Text
Daily Mail
PROPOSITION: Inside every man and woman there's a rebel trying to break out
PROOF: The Quaker bombshell on SEX
by Cyril Aynsley
There are only 21,000 Quakers in Britain. In terms of religious membership this is infinitesimal. Their real strength in the mind of the public at large rested in an image. Now that has been demolished.
They have unleashed a furious national controversy by publishing a 73-page booklet challenging many of the accepted ideas about sex in Christian countries.
And bang goes that image of a pious, diffident community shut off from the world outside. An image stretching over three centuries, but develop in recent times by a picture on a packet of porridge. By the cinema. By novels.
False
It is a picture of people dressed in long cloaks and a hat with a curious brim. Addressing each other as thee and thou. Meek people.
In fact, it is a false image. For the Quakers are the very people to challenge the status quo.
They have been rebels in the past--and their current sex bombshell carries on the tradition.
It is rebellion against what they consider hypocritical, falsely traditional, oppressive and out of date.
Concern
When they addressed themselves as thee and thou it was rebellion against the fact that in those days men addressed servants and lower castes as thee and thou and talked with equals as you.
"Concern is our great by-word," a spokesman at Friends House, just opposite Euston Station, told me yesterday.
"This is the basis of the heart of Quaker understanding of life."
The very fact that they have no hierarchy made it possible yesterday for Miss Anna Bidder, zoology lecturer at Cambridge University and one of the signatories of the pamphlet, to say to me: "Please make it clear that this is not an official publication of the Society of Friends."
Yet it is signed by 11 eminent Quakers and published by the Friends Home Service Committee at the society's headquarters.
But whatever the wrongs or rights of this controversy there is no doubting the compassion or sincerity which prompted it.
Miss Bidder, a 59-year-old spinster, and her 10 other Friends spent six years investigating the complexities of pre-marital chastity, the eternal triangle in marriage, homosexuality, and sex in every aspect.
I suggested to her that their condonation of infidelity in some circumstances might mean a revision of the Church of England marriage promises.
Solution
Miss Bidder said there was no condonation. Only an understanding that it could happen. If it did happen there could be a reunion which would enrich the experience of all three in the eternal triangle.
And if you read this book carefully you quickly realise it is not a licence for loose living or, as Miss Bidder bluntly put it, "an excuse for men and women jumping in and out of bed with each other."
It is a searching for the most rounded and wholesome solution of a not uncommon and perplexing situation.
This is the way they work in their worship. Go into a Friends Meeting House and you may find long periods of silence. Then someone will speak.

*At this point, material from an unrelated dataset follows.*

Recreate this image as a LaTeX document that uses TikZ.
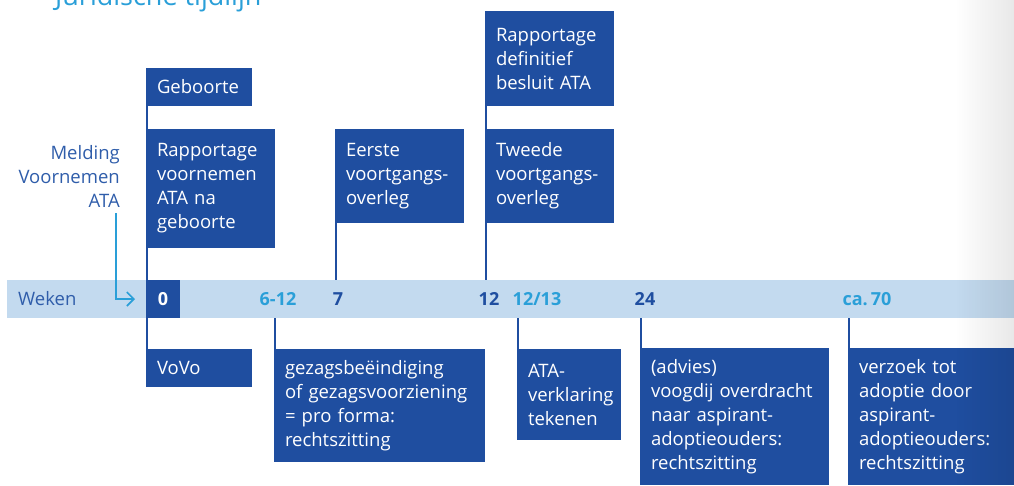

"Each meeting," I was told yesterday, "is an adventure. Our attitude is always experimental. The two words are concern and experiment."
Content
I feel if this present sex-pamphlet, which has become something of a storm centre, is read in the context of the two words--concern and experiment--it will be better understood.
If, through its bluntness, it has demolished the old porridge-packet image of the Quaker, that might be a good thing for the Friends.
For they are gentle. But they are no fuddy-duddies.